The CBD's investment appeal stems from its unique position as the commercial heart of Coastal Kenya. The area benefits from constant demand driven by nearby office complexes, government buildings, and the Port of Mombasa. Properties here maintain their value exceptionally well and typically appreciate 10-15% annually due to limited space for new development and increasing commercial activity.
Property Type | Price Range | Expected Rental Yield | Target Tenant |
---|---|---|---|
Commercial-Residential Mix | Ksh 35M - Ksh 85M | 8-10% | Businesses & Professionals |
Apartment Buildings | Ksh 25M - Ksh 60M | 7-9% | Corporate Employees |
Townhouses | Ksh 18M - Ksh 40M | 6-8% | Expatriates & Managers |
Heritage Properties | Ksh 30M - Ksh 70M | 5-7% + Appreciation | Tourism Sector |
The Mombasa CBD rental market remains robust throughout the year, with particularly high demand during tourist seasons and business peaks.

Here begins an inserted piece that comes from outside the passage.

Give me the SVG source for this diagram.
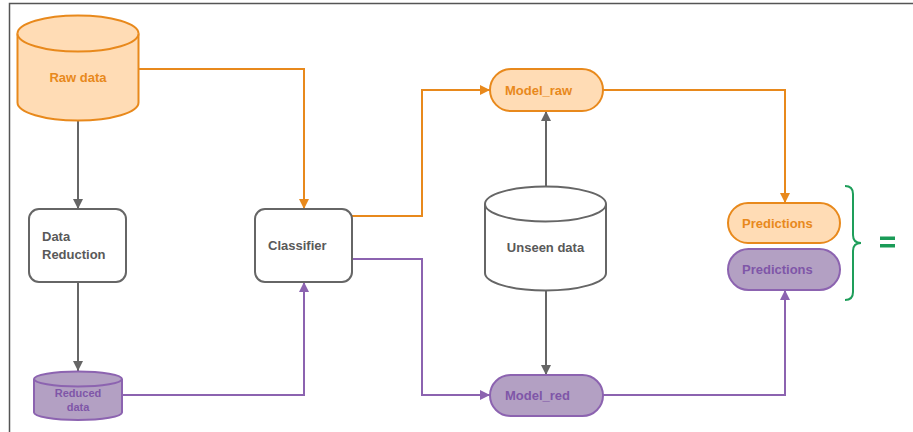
<svg xmlns="http://www.w3.org/2000/svg" width="913" height="432" viewBox="0 0 913 432">
<defs>
<style>
text{font-family:"Liberation Sans",Arial,sans-serif;font-weight:bold;font-size:13px}
.g{fill:#fff;stroke:#666;stroke-width:2}
.o{fill:#ffdcb5;stroke:#e8891c;stroke-width:2}
.p{fill:#b3a0c3;stroke:#8c63b0;stroke-width:2}
.gt{fill:#595959}
.ot{fill:#e8891c}
.pt{fill:#7f56a8}
.cg{fill:none;stroke:#666;stroke-width:2}
.co{fill:none;stroke:#e8891c;stroke-width:2}
.cp{fill:none;stroke:#8c63b0;stroke-width:2}
</style>
<marker id="ag" viewBox="0 0 10 10" refX="10" refY="5" markerWidth="10" markerHeight="10" markerUnits="userSpaceOnUse" orient="auto"><path d="M0,0L10,5L0,10z" fill="#666"/></marker>
<marker id="ao" viewBox="0 0 10 10" refX="10" refY="5" markerWidth="10" markerHeight="10" markerUnits="userSpaceOnUse" orient="auto"><path d="M0,0L10,5L0,10z" fill="#e8891c"/></marker>
<marker id="ap" viewBox="0 0 10 10" refX="10" refY="5" markerWidth="10" markerHeight="10" markerUnits="userSpaceOnUse" orient="auto"><path d="M0,0L10,5L0,10z" fill="#8c63b0"/></marker>
</defs>
<rect width="913" height="432" fill="#fff"/>
<path d="M9.5,432V3.5H913" fill="none" stroke="#555" stroke-width="1.5"/>
<g id="connectors">
<path class="cg" d="M78,121V209" marker-end="url(#ag)"/>
<path class="cg" d="M78,282V371" marker-end="url(#ag)"/>
<path class="co" d="M138.5,69H304V209" marker-end="url(#ao)"/>
<path class="cp" d="M122,395H304V282" marker-end="url(#ap)"/>
<path class="co" d="M352,216H422V90H490" marker-end="url(#ao)"/>
<path class="cp" d="M352,259H422V395H490" marker-end="url(#ap)"/>
<path class="cg" d="M546,187V111" marker-end="url(#ag)"/>
<path class="cg" d="M546,291V375" marker-end="url(#ag)"/>
<path class="co" d="M603,90H785V203" marker-end="url(#ao)"/>
<path class="cp" d="M603,395H785V290" marker-end="url(#ap)"/>
</g>
<g id="raw-data">
<path class="o" d="M17.5,33.5A60.5,18 0 0 1 138.5,33.5V102.5A60.5,18 0 0 1 17.5,102.5Z"/>
<path class="o" d="M17.5,33.5A60.5,18 0 0 0 138.5,33.5" fill="none"/>
<text class="ot" x="78" y="82" text-anchor="middle">Raw data</text>
</g>
<g id="data-reduction">
<rect class="g" x="29" y="209" width="97" height="73" rx="10"/>
<text class="gt" x="42" y="241">Data</text>
<text class="gt" x="42" y="259">Reduction</text>
</g>
<g id="reduced-data">
<path class="p" d="M34,379A44,7.5 0 0 1 122,379V412.5A44,7.5 0 0 1 34,412.5Z"/>
<path class="p" d="M34,379A44,7.5 0 0 0 122,379" fill="none"/>
<text class="pt" x="78" y="397" text-anchor="middle" style="font-size:11px">Reduced</text>
<text class="pt" x="78" y="410.5" text-anchor="middle" style="font-size:11px">data</text>
</g>
<g id="classifier">
<rect class="g" x="255" y="209" width="97" height="73" rx="10"/>
<text class="gt" x="268" y="250">Classifier</text>
</g>
<g id="model-raw">
<rect class="o" x="490" y="69" width="113" height="42" rx="21"/>
<text class="ot" x="505" y="95">Model_raw</text>
</g>
<g id="unseen-data">
<path class="g" d="M485,204A60.5,17.5 0 0 1 606,204V273A60.5,17.5 0 0 1 485,273Z"/>
<path class="g" d="M485,204A60.5,17.5 0 0 0 606,204" fill="none"/>
<text class="gt" x="545.5" y="252" text-anchor="middle">Unseen data</text>
</g>
<g id="model-red">
<rect class="p" x="490" y="375" width="113" height="41" rx="20.5"/>
<text class="pt" x="505" y="400">Model_red</text>
</g>
<g id="predictions-raw">
<rect class="o" x="728" y="203" width="112" height="40" rx="20"/>
<text class="ot" x="742" y="228">Predictions</text>
</g>
<g id="predictions-red">
<rect class="p" x="728" y="249" width="112" height="41" rx="20.5"/>
<text class="pt" x="742" y="274">Predictions</text>
</g>
<g id="brace">
<path d="M845,186Q853,186 853,194V235Q853,243 861,243Q853,243 853,251V292Q853,300 845,300" fill="none" stroke="#1e9e5a" stroke-width="2"/>
<rect x="880" y="236.5" width="15" height="3.5" fill="#1a9b57"/>
<rect x="880" y="244" width="15" height="3.5" fill="#1a9b57"/>
</g>
</svg>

Properties near the port and government offices command premium rents, typically ranging from Ksh 40,000 to Ksh 150,000 monthly depending on size, amenities, and proximity to key commercial areas. The average occupancy rate exceeds 85%, ensuring consistent cash flow for investors.
Mombasa CBD properties have demonstrated strong capital growth over the past decade, with values increasing approximately 12% annually. This trend is expected to continue through 2025 and beyond, driven by infrastructure improvements including road expansions, the ongoing development of the Mombasa Special Economic Zone, and increased investment in tourism infrastructure. Strategic properties near new developments often see above-average appreciation.